一方、あらかじめ複数の仮想マシンのデータをバックエンドでコピーしておけるので、vMotion Migration よりも短時間で効率的に移行できます。

図5 Replication Assisted vMotion Migration のイメージ

 

 

 

どの機能を使えばよい?

ここでご紹介した4つの機能は「どれか1つを選んで使う」のではなく、「要件に合わせて複数の機能を使い分ける」ことができます。

過去のブログ「VMware HCX とは」に記載した通り、クラウドへワークロードを移行する際には既存のアプリケーションやシステムの要件をチェックして、それぞれに適した移行方法を選択することが重要です。例えば、Bulk Migration は複数の仮想マシンを同時に移行できます。関連性の高いアプリケーションやシステム単位で移行する場合に適しています。一方、Replication Assisted vMotion Migration は、仮想マシンを起動したまま移行できるので、停止が困難なアプリケーションの要件にも対応できます。

仮に、移行対象として100台の仮想マシンが存在する場合、短時間の停止が許容される仮想マシン(80台)を Bulk Migraiotn を使って移行し、停止が困難な仮想マシン(20台)を Replication Assisted vMotion Migration で移行することができます(図6)。

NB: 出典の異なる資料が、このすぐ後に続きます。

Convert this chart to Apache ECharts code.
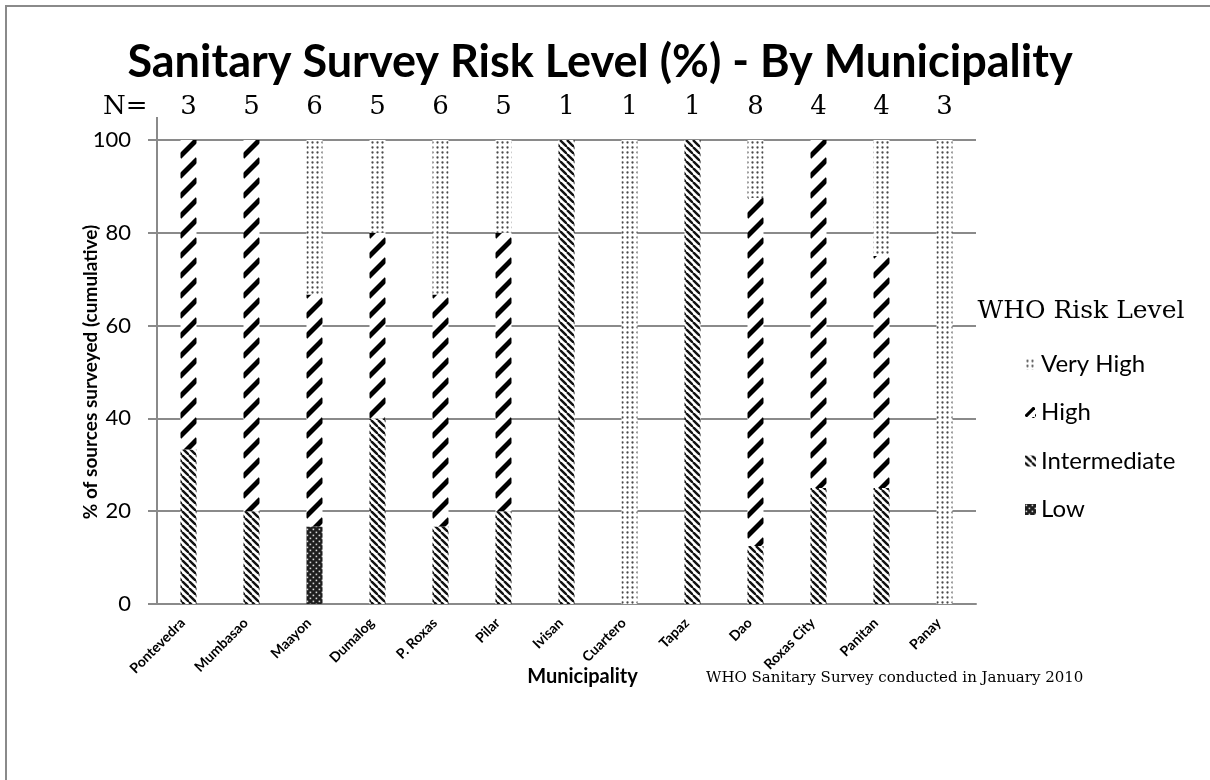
<!DOCTYPE html>
<html>
<head>
<meta charset="utf-8">
<title>Sanitary Survey Risk Level (%) - By Municipality</title>
<script src="https://cdn.jsdelivr.net/npm/echarts@6/dist/echarts.min.js"></script>
<style>
  html, body { margin: 0; padding: 0; background: #fff; }
  #chart { width: 1210px; height: 780px; }
</style>
</head>
<body>
<div id="chart"></div>
<script>
// Municipalities surveyed and number of sources (N) in each
const categories = ['Pontevedra', 'Mumbasao', 'Maayon', 'Dumalog', 'P. Roxas', 'Pilar', 'Ivisan',
  'Cuartero', 'Tapaz', 'Dao', 'Roxas City', 'Panitan', 'Panay'];
const sampleSizes = [3, 5, 6, 5, 6, 5, 1, 1, 1, 8, 4, 4, 3];

// Share of sources (%) in each WHO risk level
const lowPct          = [0, 0, 16.7, 0, 0, 0, 0, 0, 0, 0, 0, 0, 0];
const intermediatePct = [33.3, 20, 0, 40, 16.7, 20, 100, 0, 100, 12.5, 25, 25, 0];
const highPct         = [66.7, 80, 50, 40, 50, 60, 0, 0, 0, 75, 75, 50, 0];
const veryHighPct     = [0, 0, 33.3, 20, 33.3, 20, 0, 100, 0, 12.5, 0, 25, 100];

// Layout constants
const GRID_LEFT = 157, GRID_TOP = 140, CAT_W = 63, BAR_W = 16;
const GRID_W = CAT_W * categories.length;

// Hatch fills drawn on small canvases
function tile(w, h, draw, bg) {
  const c = document.createElement('canvas');
  c.width = w; c.height = h;
  const ctx = c.getContext('2d');
  ctx.fillStyle = bg || '#fff';
  ctx.fillRect(0, 0, w, h);
  draw(ctx);
  return c;
}

const veryHighTile = tile(5, 5, ctx => {
  ctx.fillStyle = '#4a4a4a';
  ctx.beginPath();
  ctx.arc(2.5, 2.5, 1.15, 0, Math.PI * 2);
  ctx.fill();
});

const intermediateTile = tile(7, 7, ctx => {
  ctx.strokeStyle = '#111';
  ctx.lineWidth = 2.4;
  for (const off of [-7, 0, 7]) {
    ctx.beginPath();
    ctx.moveTo(off, 0);
    ctx.lineTo(off + 7, 7);
    ctx.stroke();
  }
});

// dashed upward diagonal: one dash across each bar, repeating every 20px
const barLeftPhase = ((GRID_LEFT + CAT_W / 2 - BAR_W / 2) % CAT_W);
const highTile = tile(CAT_W, 20, ctx => {
  ctx.strokeStyle = '#000';
  ctx.lineWidth = 5;
  for (const x0 of [barLeftPhase, barLeftPhase - CAT_W]) {
    for (const y0 of [-20, 0, 20]) {
      ctx.beginPath();
      ctx.moveTo(x0 - 1, y0 + 17);
      ctx.lineTo(x0 + 17, y0 - 1);
      ctx.stroke();
    }
  }
});

const highLegendTile = tile(10, 10, ctx => {
  ctx.strokeStyle = '#000';
  ctx.lineWidth = 3.2;
  ctx.beginPath();
  ctx.moveTo(0.5, 9.5);
  ctx.lineTo(9.5, 0.5);
  ctx.stroke();
});

const lowTile = tile(6, 6, ctx => {
  ctx.fillStyle = '#d8d8d8';
  ctx.fillRect(0.6, 0.6, 1.6, 1.6);
  ctx.fillRect(3.6, 3.6, 1.6, 1.6);
}, '#1e1e1e');

const pat = c => ({ image: c, repeat: 'repeat' });

const SANS = 'Lato, "Open Sans", sans-serif';
const SERIF = '"DejaVu Serif", "Liberation Serif", serif';
const GRAY = '#8a8a8a';

function barSeries(name, data, fill) {
  return {
    name, type: 'bar', stack: 'risk', data,
    barWidth: BAR_W,
    itemStyle: { color: pat(fill) },
    emphasis: { disabled: true }
  };
}

const chart = echarts.init(document.getElementById('chart'), null, { renderer: 'canvas' });

chart.setOption({
  animation: false,
  backgroundColor: '#fff',
  grid: { left: GRID_LEFT, top: GRID_TOP, width: GRID_W, bottom: 176, containLabel: false },
  legend: {
    orient: 'vertical',
    left: 1020, top: 347,
    icon: 'rect',
    itemWidth: 11, itemHeight: 11, itemGap: 24.5,
    textStyle: { fontFamily: SANS, fontSize: 24, color: '#000', lineHeight: 24 },
    data: [
      { name: 'Very High' },
      { name: 'High', itemStyle: { color: pat(highLegendTile) } },
      { name: 'Intermediate' },
      { name: 'Low' }
    ]
  },
  xAxis: [
    {
      type: 'category', data: categories, position: 'bottom',
      axisLine: { lineStyle: { color: GRAY, width: 2 } },
      axisTick: { show: false },
      axisLabel: {
        interval: 0, rotate: 45, margin: 11, padding: [0, 8, 0, 0],
        fontFamily: SANS, fontWeight: 'bold', fontSize: 14, color: '#000'
      },
      name: 'Municipality', nameLocation: 'middle', nameGap: 63, nameMoveOverlap: false,
      nameTextStyle: {
        fontFamily: SANS, fontWeight: 'bold', fontSize: 20, color: '#000',
        padding: [0, 0, 0, 32]
      }
    },
    {
      type: 'category', data: sampleSizes.map(String), position: 'top',
      axisLine: { show: false }, axisTick: { show: false },
      axisLabel: {
        interval: 0, margin: 20,
        fontFamily: SERIF, fontSize: 26, color: '#000', lineHeight: 26
      }
    }
  ],
  yAxis: {
    type: 'value', min: 0, max: 100, interval: 20,
    axisLine: { show: true, lineStyle: { color: GRAY, width: 2 } },
    axisTick: { show: true, length: 9, lineStyle: { color: GRAY, width: 2 } },
    splitLine: { lineStyle: { color: GRAY, width: 2 } },
    axisLabel: { margin: 26, fontFamily: SANS, fontSize: 22, color: '#000' },
    name: '% of sources surveyed (cumulative)', nameLocation: 'middle', nameGap: 57,
    nameMoveOverlap: false,
    nameTextStyle: { fontFamily: SANS, fontWeight: 'bold', fontSize: 19, color: '#000' }
  },
  series: [
    barSeries('Low', lowPct, lowTile),
    barSeries('Intermediate', intermediatePct, intermediateTile),
    barSeries('High', highPct, highTile),
    barSeries('Very High', veryHighPct, veryHighTile)
  ],
  graphic: [
    { // frame
      type: 'polyline', silent: true,
      shape: { points: [[6, 790], [6, 6], [1220, 6]] },
      style: { stroke: GRAY, lineWidth: 2, fill: null }
    },
    { // y axis continues up to the N= row
      type: 'line', silent: true,
      shape: { x1: GRID_LEFT, y1: 117, x2: GRID_LEFT, y2: GRID_TOP },
      style: { stroke: GRAY, lineWidth: 2 }
    },
    {
      type: 'text', x: 600, y: 40,
      style: {
        text: 'Sanitary Survey Risk Level (%) - By Municipality',
        font: 'bold 45px ' + SANS, fill: '#000', align: 'center', verticalAlign: 'top'
      }
    },
    {
      type: 'text', x: 103, y: 120,
      style: { text: 'N=', font: '26px ' + SERIF, fill: '#000', verticalAlign: 'bottom', lineHeight: 26 }
    },
    {
      type: 'text', x: 1081, y: 311,
      style: { text: 'WHO Risk Level', font: '25px ' + SERIF, fill: '#000', align: 'center', verticalAlign: 'middle' }
    },
    {
      type: 'text', x: 706, y: 678,
      style: { text: 'WHO Sanitary Survey conducted in January 2010', font: '15px ' + SERIF, fill: '#000', verticalAlign: 'middle' }
    }
  ]
});
</script>
</body>
</html>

複数の移行機能を使えば、様々な要件を幅広く満たせるようになります。その結果、移行の計画が立てやすくなり、移行作業全体の効率化にもつながります。この点も HCX を活用するメリットがあります。

図6 複数の機能を活用した移行イメージ

 

 

 

まとめ

HCX は、システム要件に合わせて柔軟な移行を実現するツールです。クラウド移行の計画が立てやすくなり、移行作業自体も楽になります。ぜひご活用ください。